From the first line of the data down to and including the line with "ax.set_ylim(0.0, 1.0)", copy everything exactly, leaving out pictures.

_Source data_.
--- start ---

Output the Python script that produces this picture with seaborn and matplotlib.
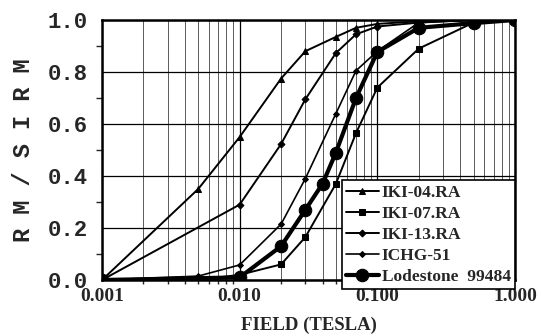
import matplotlib
matplotlib.use("Agg")
import matplotlib.pyplot as plt
import seaborn as sns
import numpy as np
from matplotlib.ticker import FixedLocator, FuncFormatter, LogLocator, MultipleLocator

# ---- data ----
iki04_x = [0.001, 0.005, 0.01, 0.02, 0.03, 0.05, 0.07, 0.1, 0.2, 0.5, 1.0]
iki04_y = [0.0, 0.35, 0.55, 0.775, 0.88, 0.935, 0.97, 0.985, 0.995, 1.0, 1.0]

iki07_x = [0.001, 0.005, 0.01, 0.02, 0.03, 0.05, 0.07, 0.1, 0.2, 0.5, 1.0]
iki07_y = [0.0, 0.0, 0.02, 0.06, 0.165, 0.37, 0.565, 0.74, 0.89, 0.99, 1.0]

iki13_x = [0.001, 0.01, 0.02, 0.03, 0.05, 0.07, 0.1, 0.2, 0.5, 1.0]
iki13_y = [0.0, 0.29, 0.523, 0.695, 0.873, 0.945, 0.975, 0.99, 1.0, 1.0]

ichg_x = [0.001, 0.005, 0.01, 0.02, 0.03, 0.05, 0.07, 0.1, 0.2, 0.5, 1.0]
ichg_y = [0.0, 0.015, 0.058, 0.215, 0.39, 0.64, 0.805, 0.88, 0.99, 1.0, 1.0]

lode_x = [0.001, 0.01, 0.02, 0.03, 0.04, 0.05, 0.07, 0.1, 0.2, 0.5, 1.0]
lode_y = [0.0, 0.01, 0.13, 0.27, 0.37, 0.49, 0.70, 0.877, 0.97, 0.988, 1.0]

series_names = ["IKI-04.RA", "IKI-07.RA", "IKI-13.RA", "ICHG-51", "Lodestone  99484"]
x_ticks = [0.001, 0.01, 0.1, 1.0]
x_tick_labels = ["0.001", "0.010", "0.100", "1.000"]
y_ticks = [0.0, 0.2, 0.4, 0.6, 0.8, 1.0]

sns.set_style("white")
plt.rcParams["font.family"] = ["DejaVu Sans"]

fig = plt.figure(figsize=(5.42, 3.36), dpi=100)
ax = fig.add_axes([102/542, 56/336, 413/542, 260/336])

styles = [
    dict(marker="^", ms=5, lw=1.4),
    dict(marker="s", ms=4, lw=1.4),
    dict(marker="D", ms=3.5, lw=1.4),
    dict(marker="D", ms=3, lw=1.2),
    dict(marker="o", ms=9, lw=3.0),
]
data = [(iki04_x, iki04_y), (iki07_x, iki07_y), (iki13_x, iki13_y),
        (ichg_x, ichg_y), (lode_x, lode_y)]

for (xs, ys), name, st in zip(data, series_names, styles):
    sns.lineplot(x=xs, y=ys, ax=ax, color="black", marker=st["marker"],
                 markersize=st["ms"], linewidth=st["lw"], label=name,
                 markeredgecolor="black", markerfacecolor="black", zorder=3)

ax.set_xscale("log")
ax.set_xlim(0.001, 1.0)
ax.set_ylim(0.0, 1.0)

ax.xaxis.set_major_locator(FixedLocator(x_ticks))
ax.xaxis.set_major_formatter(FuncFormatter(lambda v, p: x_tick_labels[x_ticks.index(min(x_ticks, key=lambda t: abs(np.log10(t) - np.log10(v))))]))
ax.xaxis.set_minor_locator(LogLocator(base=10, subs=np.arange(2, 10)))
ax.xaxis.set_minor_formatter(FuncFormatter(lambda v, p: ""))
ax.yaxis.set_major_locator(FixedLocator(y_ticks))
ax.yaxis.set_major_formatter(FuncFormatter(lambda v, p: f"{v:.1f}"))
ax.yaxis.set_minor_locator(MultipleLocator(0.1))

ax.grid(True, which="major", axis="both", color="black", lw=0.9)
ax.grid(True, which="minor", axis="x", color="black", lw=0.6, alpha=0.75)

for s in ax.spines.values():
    s.set_visible(True)
    s.set_color("black")
    s.set_linewidth(1.8)

ax.tick_params(axis="y", which="major", direction="out", length=4, width=1, pad=6)
ax.tick_params(axis="y", which="minor", direction="out", length=4, width=1, left=True)
ax.tick_params(axis="x", which="major", direction="out", length=0, pad=6)
ax.tick_params(axis="x", which="minor", direction="out", length=3, width=1, bottom=True)

for lab in ax.get_yticklabels():
    lab.set_fontfamily("Liberation Mono")
    lab.set_fontweight("bold")
    lab.set_fontsize(16)
for lab in ax.get_xticklabels():
    lab.set_fontfamily("Liberation Serif")
    lab.set_fontweight("bold")
    lab.set_fontsize(14)

ax.set_xlabel("FIELD (TESLA)", fontfamily="Liberation Serif", fontweight="bold",
              fontsize=13.5, labelpad=8)
ax.set_ylabel("R M / S I R M", fontfamily="Liberation Mono", fontweight="bold",
              fontsize=17, labelpad=9)

leg = ax.legend(loc="lower right", bbox_to_anchor=(1.0, -0.035), borderaxespad=0,
                frameon=True, fancybox=False, framealpha=1, edgecolor="black",
                handlelength=1.9, handletextpad=0.15, borderpad=0.25,
                labelspacing=0.28, prop=dict(family="Liberation Serif", weight="bold", size=12.5))
leg.get_frame().set_linewidth(1.2)
leg.set_zorder(5)

fig.savefig("out.png", dpi=100)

--- end ---

_The solution_.
Output the Python script that produces this picture with seaborn and matplotlib.
import matplotlib
matplotlib.use("Agg")
import matplotlib.pyplot as plt
import seaborn as sns
import numpy as np
from matplotlib.ticker import FixedLocator, FuncFormatter, LogLocator, MultipleLocator

# ---- data ----
iki04_x = [0.001, 0.005, 0.01, 0.02, 0.03, 0.05, 0.07, 0.1, 0.2, 0.5, 1.0]
iki04_y = [0.0, 0.35, 0.55, 0.775, 0.88, 0.935, 0.97, 0.985, 0.995, 1.0, 1.0]

iki07_x = [0.001, 0.005, 0.01, 0.02, 0.03, 0.05, 0.07, 0.1, 0.2, 0.5, 1.0]
iki07_y = [0.0, 0.0, 0.02, 0.06, 0.165, 0.37, 0.565, 0.74, 0.89, 0.99, 1.0]

iki13_x = [0.001, 0.01, 0.02, 0.03, 0.05, 0.07, 0.1, 0.2, 0.5, 1.0]
iki13_y = [0.0, 0.29, 0.523, 0.695, 0.873, 0.945, 0.975, 0.99, 1.0, 1.0]

ichg_x = [0.001, 0.005, 0.01, 0.02, 0.03, 0.05, 0.07, 0.1, 0.2, 0.5, 1.0]
ichg_y = [0.0, 0.015, 0.058, 0.215, 0.39, 0.64, 0.805, 0.88, 0.99, 1.0, 1.0]

lode_x = [0.001, 0.01, 0.02, 0.03, 0.04, 0.05, 0.07, 0.1, 0.2, 0.5, 1.0]
lode_y = [0.0, 0.01, 0.13, 0.27, 0.37, 0.49, 0.70, 0.877, 0.97, 0.988, 1.0]

series_names = ["IKI-04.RA", "IKI-07.RA", "IKI-13.RA", "ICHG-51", "Lodestone  99484"]
x_ticks = [0.001, 0.01, 0.1, 1.0]
x_tick_labels = ["0.001", "0.010", "0.100", "1.000"]
y_ticks = [0.0, 0.2, 0.4, 0.6, 0.8, 1.0]

sns.set_style("white")
plt.rcParams["font.family"] = ["DejaVu Sans"]

fig = plt.figure(figsize=(5.42, 3.36), dpi=100)
ax = fig.add_axes([102/542, 56/336, 413/542, 260/336])

styles = [
    dict(marker="^", ms=5, lw=1.4),
    dict(marker="s", ms=4, lw=1.4),
    dict(marker="D", ms=3.5, lw=1.4),
    dict(marker="D", ms=3, lw=1.2),
    dict(marker="o", ms=9, lw=3.0),
]
data = [(iki04_x, iki04_y), (iki07_x, iki07_y), (iki13_x, iki13_y),
        (ichg_x, ichg_y), (lode_x, lode_y)]

for (xs, ys), name, st in zip(data, series_names, styles):
    sns.lineplot(x=xs, y=ys, ax=ax, color="black", marker=st["marker"],
                 markersize=st["ms"], linewidth=st["lw"], label=name,
                 markeredgecolor="black", markerfacecolor="black", zorder=3)

ax.set_xscale("log")
ax.set_xlim(0.001, 1.0)
ax.set_ylim(0.0, 1.0)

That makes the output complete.